** start DATASET RECORDS **
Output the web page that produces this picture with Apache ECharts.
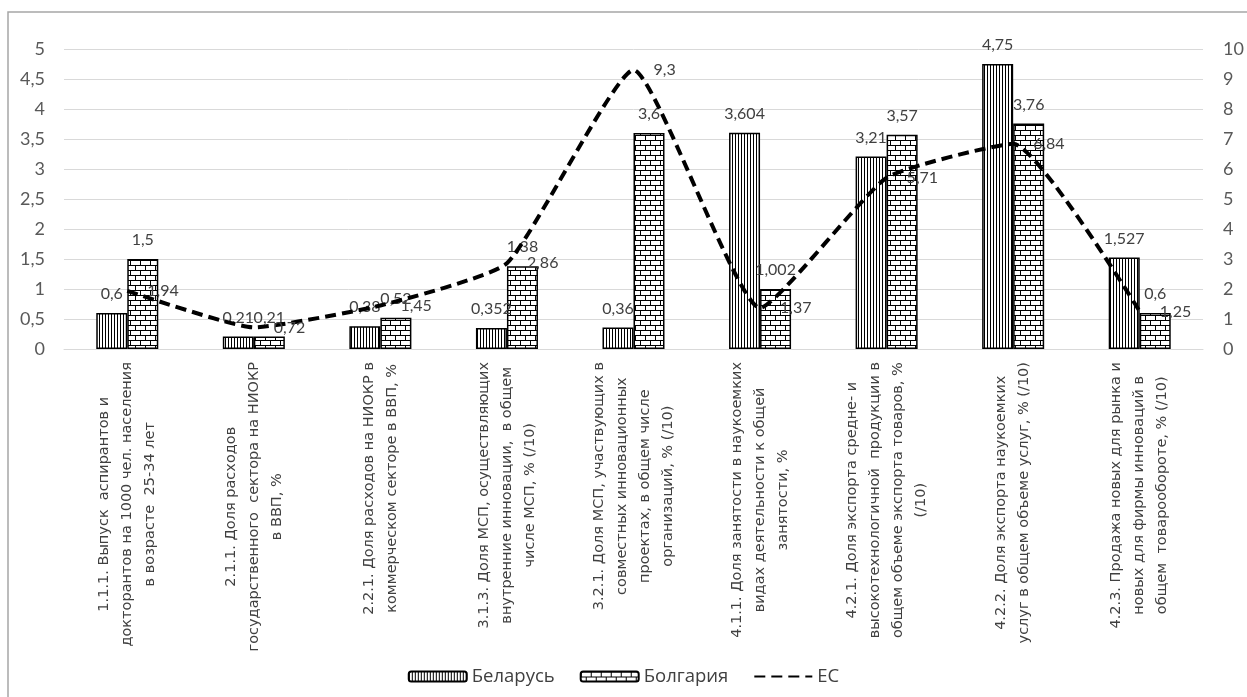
<!DOCTYPE html>
<html>
<head>
<meta charset="utf-8">
<script src="https://cdn.jsdelivr.net/npm/echarts@6/dist/echarts.min.js"></script>
<style>
  html, body { margin: 0; padding: 0; background: #fff; }
  #chart { width: 1247px; height: 697px; }
</style>
</head>
<body>
<div id="chart"></div>
<script>
// категории (переносы строк как на исходном рисунке)
const categories = [
    "1.1.1. Выпуск  аспирантов и\nдокторантов на 1000 чел. населения\nв возрасте  25-34 лет",
    "2.1.1. Доля расходов\nгосударственного  сектора на НИОКР\nв ВВП, %",
    "2.2.1. Доля расходов на НИОКР в\nкоммерческом секторе в ВВП, %",
    "3.1.3. Доля МСП, осуществляющих\nвнутренние инновации,  в общем\nчисле МСП, % (/10)",
    "3.2.1. Доля МСП, участвующих в\nсовместных инновационных\nпроектах, в общем числе\nорганизаций, % (/10)",
    "4.1.1. Доля занятости в наукоемких\nвидах деятельности к общей\nзанятости, %",
    "4.2.1. Доля экспорта средне- и\nвысокотехнологичной  продукции в\nобщем объеме экспорта товаров, %\n(/10)",
    "4.2.2. Доля экспорта наукоемких\nуслуг в общем объеме услуг, % (/10)",
    "4.2.3. Продажа новых для рынка и\nновых для фирмы инноваций в\nобщем  товарообороте, % (/10)"
];
const belarus = [0.6, 0.21, 0.38, 0.352, 0.36, 3.604, 3.21, 4.75, 1.527];
const bulgaria = [1.5, 0.21, 0.52, 1.38, 3.6, 1.002, 3.57, 3.76, 0.6];
const eu = [1.94, 0.72, 1.45, 2.86, 9.3, 1.37, 5.71, 6.84, 1.25];
const leftTicks = [0, 5, 0.5];   // min, max, шаг
const rightTicks = [0, 10, 1];

const numFont = "Lato, 'Open Sans', sans-serif";
const textFont = "'Open Sans', sans-serif";

// заливка с вертикальными штрихами
function stripePattern() {
    const c = document.createElement("canvas");
    c.width = 3; c.height = 3;
    const ctx = c.getContext("2d");
    ctx.fillStyle = "#fff";
    ctx.fillRect(0, 0, 3, 3);
    ctx.fillStyle = "#000";
    ctx.fillRect(0, 0, 1, 3);
    return c;
}

// заливка "кирпичи"
function brickPattern() {
    const c = document.createElement("canvas");
    c.width = 10; c.height = 10;
    const ctx = c.getContext("2d");
    ctx.fillStyle = "#fff";
    ctx.fillRect(0, 0, 10, 10);
    ctx.fillStyle = "#000";
    ctx.fillRect(0, 0, 10, 1);
    ctx.fillRect(0, 5, 10, 1);
    ctx.fillRect(0, 0, 1, 5);
    ctx.fillRect(5, 5, 1, 5);
    return c;
}

function fmt(v) {
    return String(v).replace(".", ",");
}

const chart = echarts.init(document.getElementById("chart"));

const barLabel = {
    show: true,
    position: "top",
    distance: 11,
    color: "#404040",
    fontFamily: numFont,
    fontSize: 16,
    formatter: p => fmt(p.value)
};

chart.setOption({
    animation: false,
    graphic: [{
        type: "rect",
        shape: { x: 8, y: 12, width: 1260, height: 700 },
        style: { fill: "none", stroke: "#a6a6a6", lineWidth: 1.5 },
        silent: true
    }],
    grid: { left: 64, right: 44, top: 49, bottom: 348 },
    legend: {
        top: 662,
        left: "center",
        itemWidth: 58,
        itemHeight: 10,
        itemGap: 25,
        textStyle: { fontFamily: textFont, fontSize: 18.5, color: "#404040" },
        data: ["Беларусь", "Болгария", { name: "ЕС", itemStyle: { opacity: 0 } }]
    },
    xAxis: {
        type: "category",
        data: categories,
        axisLine: { show: true, lineStyle: { color: "#d9d9d9" } },
        axisTick: { show: false },
        axisLabel: {
            interval: 0,
            rotate: 90,
            margin: 13,
            formatter: v => v.split("\n").map(s => "{c|" + s + "}").join("\n"),
            rich: {
                c: {
                    align: "center",
                    fontFamily: "'DejaVu Sans', sans-serif",
                    fontSize: 14.5,
                    lineHeight: 23,
                    color: "#404040"
                }
            }
        }
    },
    yAxis: [{
        type: "value",
        min: leftTicks[0], max: leftTicks[1], interval: leftTicks[2],
        axisLine: { show: false },
        axisTick: { show: false },
        splitLine: { lineStyle: { color: "#d9d9d9" } },
        axisLabel: {
            margin: 19,
            color: "#595959",
            fontFamily: numFont,
            fontSize: 18,
            formatter: v => fmt(v)
        }
    }, {
        type: "value",
        min: rightTicks[0], max: rightTicks[1], interval: rightTicks[2],
        axisLine: { show: false },
        axisTick: { show: false },
        splitLine: { show: false },
        axisLabel: {
            margin: 20,
            color: "#595959",
            fontFamily: numFont,
            fontSize: 18
        }
    }],
    series: [{
        name: "Беларусь",
        type: "bar",
        data: belarus,
        barWidth: "24.5%",
        barGap: "0%",
        itemStyle: {
            color: { image: stripePattern(), repeat: "repeat" },
            borderColor: "#000",
            borderWidth: 1.5
        },
        label: barLabel
    }, {
        name: "Болгария",
        type: "bar",
        data: bulgaria,
        barWidth: "24.5%",
        barGap: "0%",
        itemStyle: {
            color: { image: brickPattern(), repeat: "repeat" },
            borderColor: "#000",
            borderWidth: 1.5
        },
        label: barLabel
    }, {
        name: "ЕС",
        type: "line",
        yAxisIndex: 1,
        data: eu,
        smooth: 0.15,
        symbol: "circle",
        symbolSize: 0,
        z: 5,
        itemStyle: { color: "#000" },
        lineStyle: { color: "#000", width: 4, type: [11, 6] },
        label: {
            show: true,
            position: "right",
            distance: 20,
            color: "#404040",
            fontFamily: numFont,
            fontSize: 16,
            formatter: p => fmt(p.value)
        }
    }]
});
</script>
</body>
</html>
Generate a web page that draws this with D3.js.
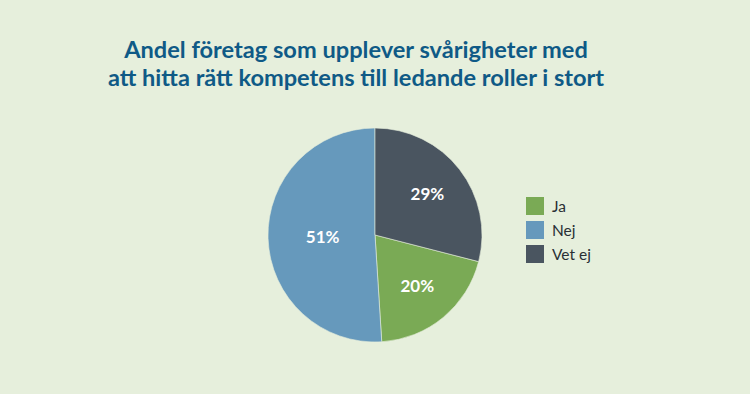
<!DOCTYPE html>
<html><head><meta charset="utf-8">
<script src="https://cdn.jsdelivr.net/npm/d3@7"></script>
<style>html,body{margin:0;padding:0;background:#e6efdc;}svg{display:block;}</style>
</head><body>
<script>
const titleLines = ["Andel företag som upplever svårigheter med", "att hitta rätt kompetens till ledande roller i stort"];
const categories = ["Ja", "Nej", "Vet ej"];
const values = [20, 51, 29];
const colors = ["#7aaa55", "#6699bc", "#4a5560"];

const W = 750, H = 394;
const svg = d3.select("body").append("svg").attr("width", W).attr("height", H);
svg.append("rect").attr("width", W).attr("height", H).attr("fill", "#e6efdc");

svg.append("g").selectAll("text").data(titleLines).join("text")
  .attr("x", 356).attr("y", (d, i) => 58 + i * 28)
  .attr("text-anchor", "middle")
  .attr("font-family", "Lato, 'Open Sans', sans-serif")
  .attr("font-weight", 700).attr("font-size", 23.6)
  .attr("fill", "#0f5a86").text(d => d);

const data = categories.map((c, i) => ({ cat: c, value: values[i], color: colors[i] }));
const r = 107, cx = 375, cy = 235;
// draw order clockwise from top: Vet ej, Ja, Nej
const order = ["Vet ej", "Ja", "Nej"];
const pie = d3.pie().sort((a, b) => order.indexOf(a.cat) - order.indexOf(b.cat)).value(d => d.value);
const arcs = pie(data);
const arc = d3.arc().innerRadius(0).outerRadius(r);
const g = svg.append("g").attr("transform", `translate(${cx},${cy})`);
g.selectAll("path").data(arcs).join("path")
  .attr("d", arc).attr("fill", d => d.data.color)
  .attr("stroke", "#e6efdc").attr("stroke-width", 0.6);
g.selectAll("text").data(arcs).join("text")
  .attr("transform", d => {
    const lr = r * (d.data.value > 50 ? 0.49 : 0.62);
    const a = (d.startAngle + d.endAngle) / 2;
    return `translate(${Math.sin(a) * lr},${-Math.cos(a) * lr})`;
  })
  .attr("text-anchor", "middle").attr("dy", "0.36em")
  .attr("font-family", "Lato, 'Open Sans', sans-serif")
  .attr("font-weight", 700).attr("font-size", 17).attr("fill", "#ffffff")
  .text(d => d.data.value + "%");

const leg = svg.append("g").attr("transform", "translate(526,197)");
const li = leg.selectAll("g").data(data).join("g").attr("transform", (d, i) => `translate(0,${i * 24})`);
li.append("rect").attr("width", 18).attr("height", 18).attr("fill", d => d.color);
li.append("text").attr("x", 26).attr("y", 9).attr("dy", "0.36em")
  .attr("font-family", "Lato, 'Open Sans', sans-serif").attr("font-size", 15.5).attr("fill", "#2a2f35")
  .text(d => d.cat);
</script>
</body></html>
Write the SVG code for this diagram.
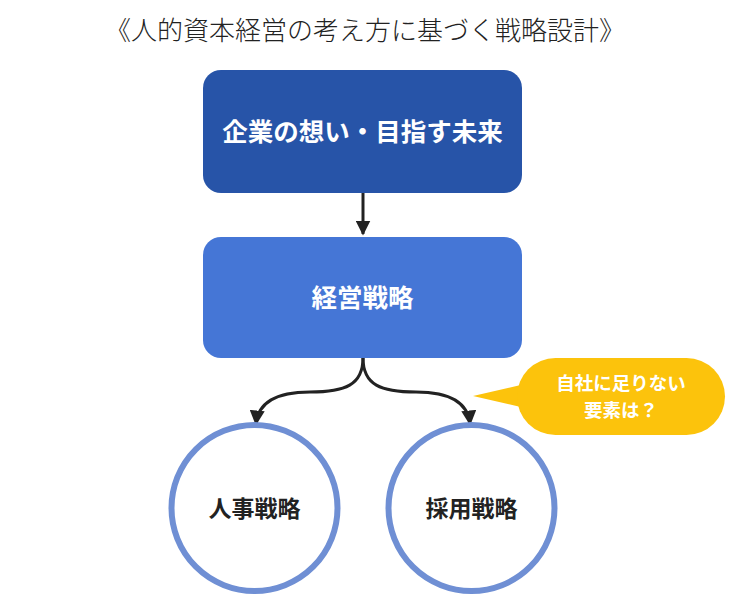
<svg xmlns="http://www.w3.org/2000/svg" width="742" height="611" viewBox="0 0 742 611">
<defs>
<style>
.t{font-family:"Noto Sans CJK JP","Noto Sans CJK SC",sans-serif;}
.title{font-size:26px;font-weight:300;fill:#222;}
.wb{font-size:25.5px;font-weight:bold;fill:#fff;}
.cb{font-size:23px;font-weight:bold;fill:#222;}
.bub{font-size:18.5px;font-weight:bold;fill:#fff;}
.conn{fill:none;stroke:#222;stroke-width:3;}
.circ{fill:#fff;stroke:#6f8fd4;stroke-width:6;}
</style>
<marker id="ah" viewBox="0 0 10 10" refX="9" refY="5" markerWidth="5" markerHeight="5" markerUnits="strokeWidth" orient="auto">
<path d="M0,0 L10,5 L0,10 Z" fill="#222"/>
</marker>
</defs>
<rect width="742" height="611" fill="#fff"/>
<text class="t title" x="365" y="40" text-anchor="middle">《人的資本経営の考え方に基づく戦略設計》</text>
<g id="connectors">
<line class="conn" x1="363" y1="193" x2="363" y2="234" marker-end="url(#ah)"/>
<path class="conn" d="M363,358 C363,385 345,392 310,392 C278,392 258,402 256,424" marker-end="url(#ah)"/>
<path class="conn" d="M363,358 C363,385 381,392 416,392 C448,392 468,402 470,424" marker-end="url(#ah)"/>
</g>
<g id="node-vision">
<rect x="203" y="70" width="319" height="123" rx="18" fill="#2754a8"/>
<text class="t wb" x="362.5" y="141" text-anchor="middle">企業の想い・目指す未来</text>
</g>
<g id="node-management">
<rect x="203" y="237" width="319" height="121" rx="18" fill="#4576d6"/>
<text class="t wb" x="362.5" y="307" text-anchor="middle">経営戦略</text>
</g>
<g id="node-hr">
<circle class="circ" cx="254.5" cy="508" r="83"/>
<text class="t cb" x="254.5" y="517" text-anchor="middle">人事戦略</text>
</g>
<g id="node-recruit">
<circle class="circ" cx="471.5" cy="508" r="83"/>
<text class="t cb" x="471.5" y="517" text-anchor="middle">採用戦略</text>
</g>
<g id="node-bubble">
<path d="M473,396 L525,384 L525,408 Z" fill="#fcc30c"/>
<rect x="517" y="358" width="208" height="77" rx="38.5" fill="#fcc30c"/>
<text class="t bub" x="621" y="390" text-anchor="middle">自社に足りない</text>
<text class="t bub" x="621" y="417" text-anchor="middle">要素は？</text>
</g>
</svg>
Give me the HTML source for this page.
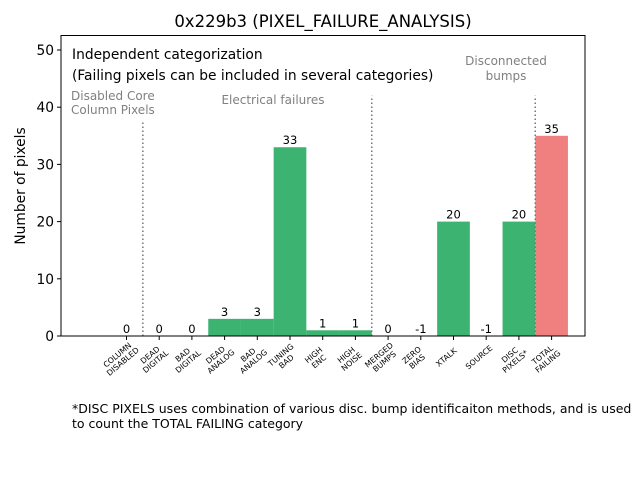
<!DOCTYPE html>
<html><head><meta charset="utf-8"><style>
body{margin:0;background:#fff;}
svg{font-family:"DejaVu Sans","Liberation Sans",sans-serif;}
</style></head><body>
<svg id="chart" width="640" height="480" viewBox="0 0 640 480" xmlns="http://www.w3.org/2000/svg">
<rect width="640" height="480" fill="#fff"/>
<defs><clipPath id="plotclip"><rect x="61" y="35" width="524" height="301"/></clipPath></defs>
<text x="323" y="27" font-size="16.5" text-anchor="middle">0x229b3 (PIXEL_FAILURE_ANALYSIS)</text>
<g id="bars" clip-path="url(#plotclip)"></g>
<g id="labels"></g>
<g id="annot">
<text x="72" y="59" font-size="13.8">Independent categorization</text>
<text x="72" y="80" font-size="13.8">(Failing pixels can be included in several categories)</text>
<text x="71" y="100" font-size="12" fill="#808080">Disabled Core</text>
<text x="71" y="114" font-size="12" fill="#808080">Column Pixels</text>
<text x="273" y="104" font-size="12" fill="#808080" text-anchor="middle">Electrical failures</text>
<text x="506" y="65" font-size="12" fill="#808080" text-anchor="middle">Disconnected</text>
<text x="506" y="80" font-size="12" fill="#808080" text-anchor="middle">bumps</text>
</g>
<rect x="61" y="35.5" width="524" height="300.5" fill="none" stroke="#000" stroke-width="1"/>
<g id="yaxis"></g>
<g id="xaxis"></g>
<text transform="translate(25,186) rotate(-90)" font-size="13.8" text-anchor="middle">Number of pixels</text>
<text x="72" y="413" font-size="12.5">*DISC PIXELS uses combination of various disc. bump identificaiton methods, and is used</text>
<text x="72" y="428" font-size="12.5">to count the TOTAL FAILING category</text>
</svg>
<script>
const categories=[["COLUMN","DISABLED"],["DEAD","DIGITAL"],["BAD","DIGITAL"],["DEAD","ANALOG"],["BAD","ANALOG"],["TUNING","BAD"],["HIGH","ENC"],["HIGH","NOISE"],["MERGED","BUMPS"],["ZERO","BIAS"],["XTALK"],["SOURCE"],["DISC","PIXELS*"],["TOTAL","FAILING"]];
const values=[0,0,0,3,3,33,1,1,0,-1,20,-1,20,35];
const yTicks=[0,10,20,30,40,50];
const separators=[[0.5,37.5],[7.5,42],[12.5,42]];
const NS="http://www.w3.org/2000/svg";
const x=i=>126.5+32.7*i;
const y=v=>336-v*5.72;
const bw=32.7;
function mk(tag,attrs,parent){const e=document.createElementNS(NS,tag);for(const k in attrs)e.setAttribute(k,attrs[k]);parent.appendChild(e);return e;}
const bars=document.getElementById('bars'),lab=document.getElementById('labels'),xa=document.getElementById('xaxis'),ya=document.getElementById('yaxis');
values.forEach((v,i)=>{
  const last=i===values.length-1;
  const r=mk('rect',{x:x(i)-bw/2,y:Math.min(y(v),y(0)),width:bw,height:Math.abs(y(v)-y(0)),fill:last?'#f08080':'#3cb371'},bars);
  
  
  const t=mk('text',{x:x(i),y:y(Math.max(v,0))-3,'font-size':11.5,'text-anchor':'middle'},lab);
  t.textContent=v;
  
  
  const tk=mk('line',{x1:x(i),x2:x(i),y1:336,y2:340,stroke:'#000'},xa);
  
  
  const g=mk('text',{'font-size':7.8,'text-anchor':'middle'},xa);
  
  
  const lines=categories[i];
  lines.forEach((s,j)=>{
    const ts=mk('tspan',{x:0,dy:j===0?(lines.length===1?7:4):8.5},g);
    ts.textContent=s;
  });
  g.setAttribute('transform',`translate(${x(i)-10},${354}) rotate(-40)`);
});
separators.forEach(s=>{
  const l=mk('line',{x1:x(s[0]),x2:x(s[0]),y1:336,y2:y(s[1]),stroke:'#777','stroke-width':1.5,'stroke-dasharray':'1.5,2.5'},lab);
  
  
});
yTicks.forEach(v=>{
  const l=mk('line',{x1:57,x2:61,y1:y(v),y2:y(v),stroke:'#000'},ya);
  
  
  const t=mk('text',{x:54,y:y(v)+5,'font-size':13.8,'text-anchor':'end'},ya);
  t.textContent=v;
  
  
});
</script>
</body></html>
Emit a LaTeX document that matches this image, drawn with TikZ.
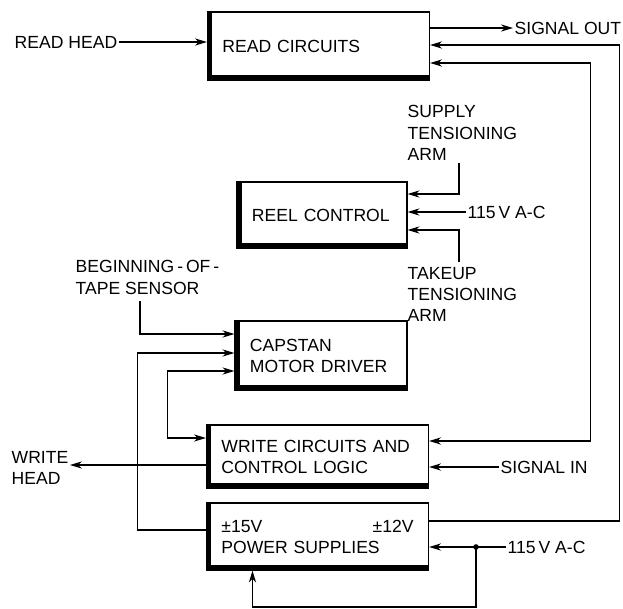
** end DATASET RECORDS **
__STATED GOAL__
Lines containing the string "with" are to be selected and copied.

__RESULT OF THE EXERCISE__
Output the web page that produces this picture with Apache ECharts.
Generate a web page that draws this with D3.js.
Emit a LaTeX document that matches this image, drawn with TikZ.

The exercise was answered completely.